* **TASK INSTRUCTIONS**: Using the material below, work out how many lines contain the word "this". Reply with the number and nothing more.

* **TASK INPUTS**:
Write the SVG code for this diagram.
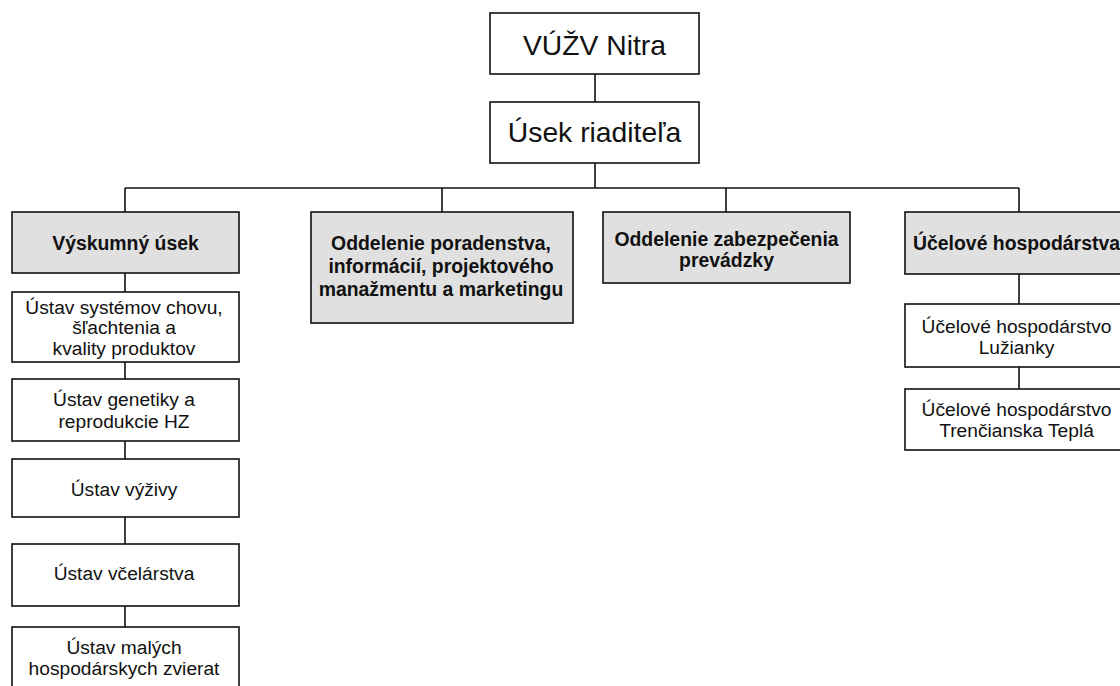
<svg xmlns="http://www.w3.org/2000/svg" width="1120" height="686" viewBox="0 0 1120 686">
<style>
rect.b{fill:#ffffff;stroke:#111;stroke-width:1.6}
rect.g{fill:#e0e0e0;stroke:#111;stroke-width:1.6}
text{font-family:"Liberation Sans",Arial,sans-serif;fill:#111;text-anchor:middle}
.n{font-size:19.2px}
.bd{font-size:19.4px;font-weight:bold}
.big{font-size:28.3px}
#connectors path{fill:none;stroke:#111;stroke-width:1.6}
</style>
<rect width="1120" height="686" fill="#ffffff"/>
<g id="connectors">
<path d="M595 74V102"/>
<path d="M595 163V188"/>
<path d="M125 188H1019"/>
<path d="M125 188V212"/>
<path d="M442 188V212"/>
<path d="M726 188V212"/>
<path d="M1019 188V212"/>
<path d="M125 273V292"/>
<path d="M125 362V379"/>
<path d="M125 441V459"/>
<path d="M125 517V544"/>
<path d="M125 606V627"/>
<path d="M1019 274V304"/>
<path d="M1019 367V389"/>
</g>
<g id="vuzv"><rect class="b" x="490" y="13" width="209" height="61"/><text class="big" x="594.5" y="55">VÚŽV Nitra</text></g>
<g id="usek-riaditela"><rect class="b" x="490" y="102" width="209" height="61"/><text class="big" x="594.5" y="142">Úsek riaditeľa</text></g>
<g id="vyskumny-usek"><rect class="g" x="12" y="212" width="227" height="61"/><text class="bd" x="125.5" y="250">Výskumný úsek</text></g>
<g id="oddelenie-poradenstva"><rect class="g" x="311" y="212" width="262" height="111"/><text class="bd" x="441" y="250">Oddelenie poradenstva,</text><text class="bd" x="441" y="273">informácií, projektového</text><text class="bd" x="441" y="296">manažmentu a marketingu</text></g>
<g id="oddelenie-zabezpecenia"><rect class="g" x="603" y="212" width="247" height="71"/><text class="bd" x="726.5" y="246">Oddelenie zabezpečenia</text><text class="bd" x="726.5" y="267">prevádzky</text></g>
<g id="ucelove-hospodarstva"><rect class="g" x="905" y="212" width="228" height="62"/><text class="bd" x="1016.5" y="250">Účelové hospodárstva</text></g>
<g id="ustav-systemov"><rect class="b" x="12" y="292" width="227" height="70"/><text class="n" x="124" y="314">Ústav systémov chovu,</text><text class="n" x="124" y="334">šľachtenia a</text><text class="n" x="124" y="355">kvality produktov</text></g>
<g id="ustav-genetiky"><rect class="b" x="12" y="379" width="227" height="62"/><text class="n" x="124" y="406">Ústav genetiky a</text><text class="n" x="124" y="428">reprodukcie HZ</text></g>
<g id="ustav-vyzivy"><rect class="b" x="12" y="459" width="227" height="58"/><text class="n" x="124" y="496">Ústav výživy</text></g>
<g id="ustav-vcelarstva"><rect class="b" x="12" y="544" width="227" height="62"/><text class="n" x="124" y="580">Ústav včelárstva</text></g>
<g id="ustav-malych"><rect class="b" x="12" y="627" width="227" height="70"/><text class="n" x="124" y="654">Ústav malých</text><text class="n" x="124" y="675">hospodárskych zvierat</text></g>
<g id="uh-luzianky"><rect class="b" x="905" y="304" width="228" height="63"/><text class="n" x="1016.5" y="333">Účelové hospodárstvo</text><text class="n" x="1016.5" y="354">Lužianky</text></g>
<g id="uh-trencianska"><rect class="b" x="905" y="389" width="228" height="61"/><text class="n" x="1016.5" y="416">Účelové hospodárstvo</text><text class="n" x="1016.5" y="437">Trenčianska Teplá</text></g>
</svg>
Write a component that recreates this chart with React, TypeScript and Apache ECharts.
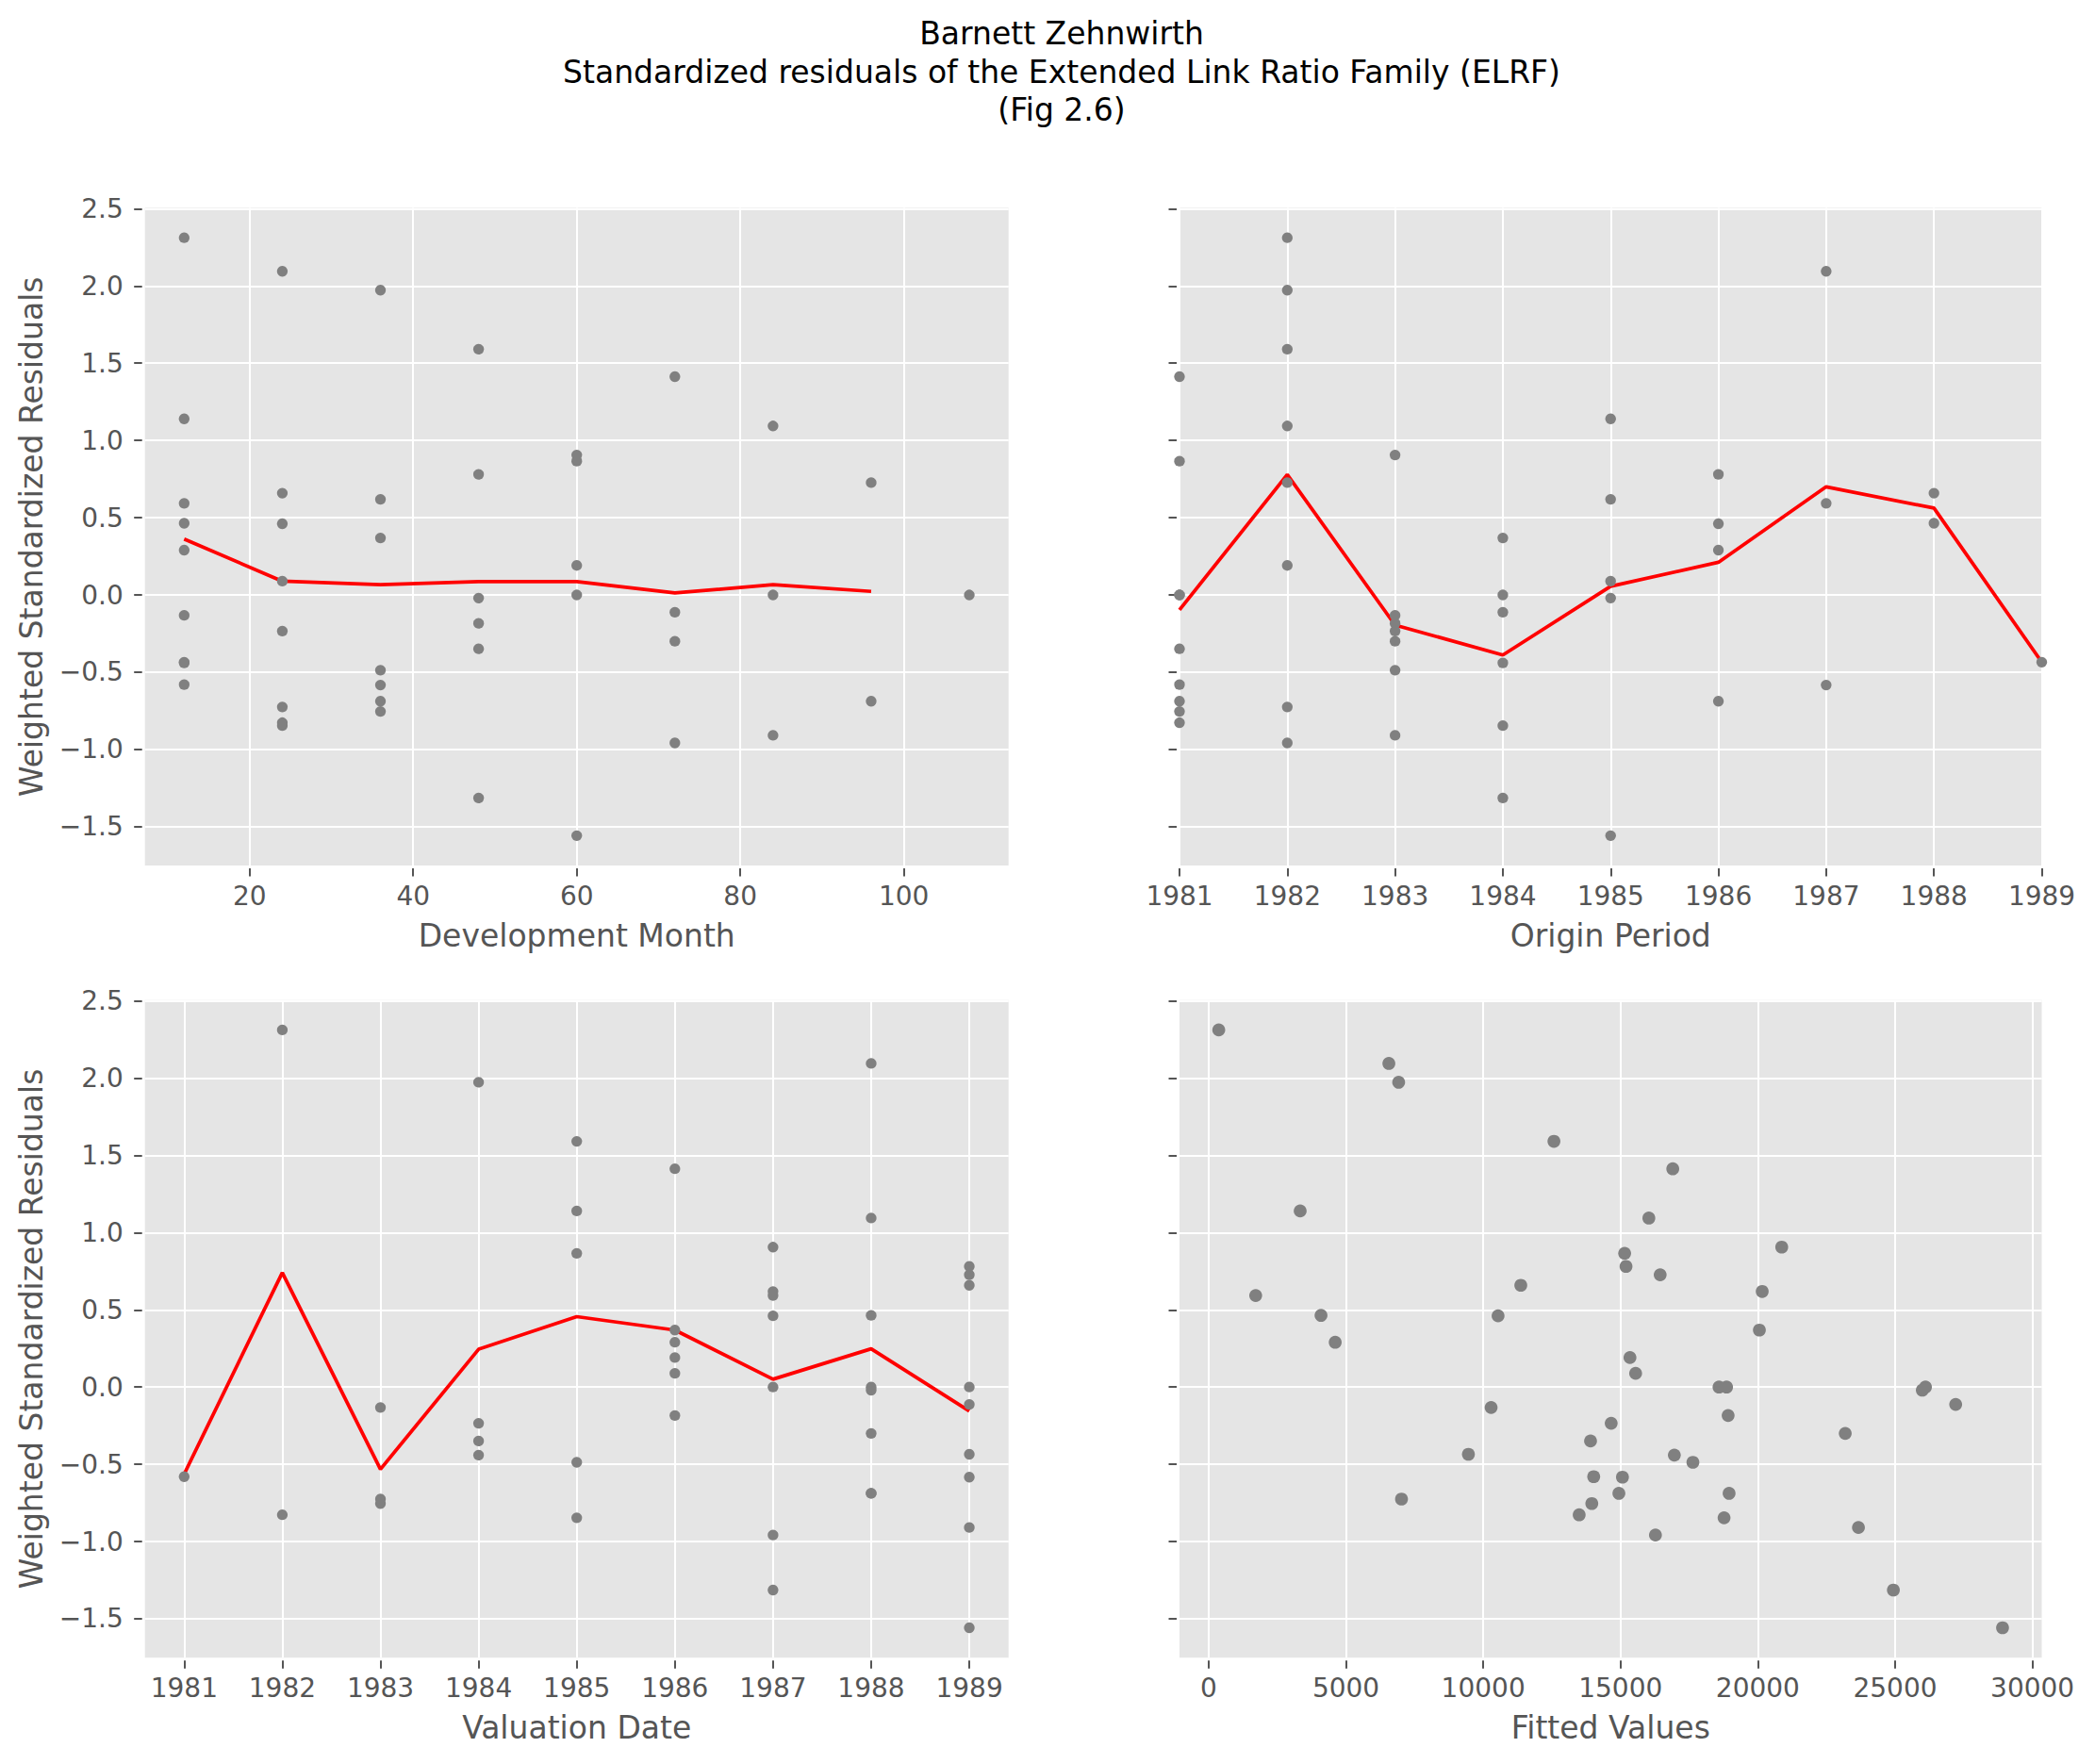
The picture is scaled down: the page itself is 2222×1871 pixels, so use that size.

* **SOLUTION BELOW**: 2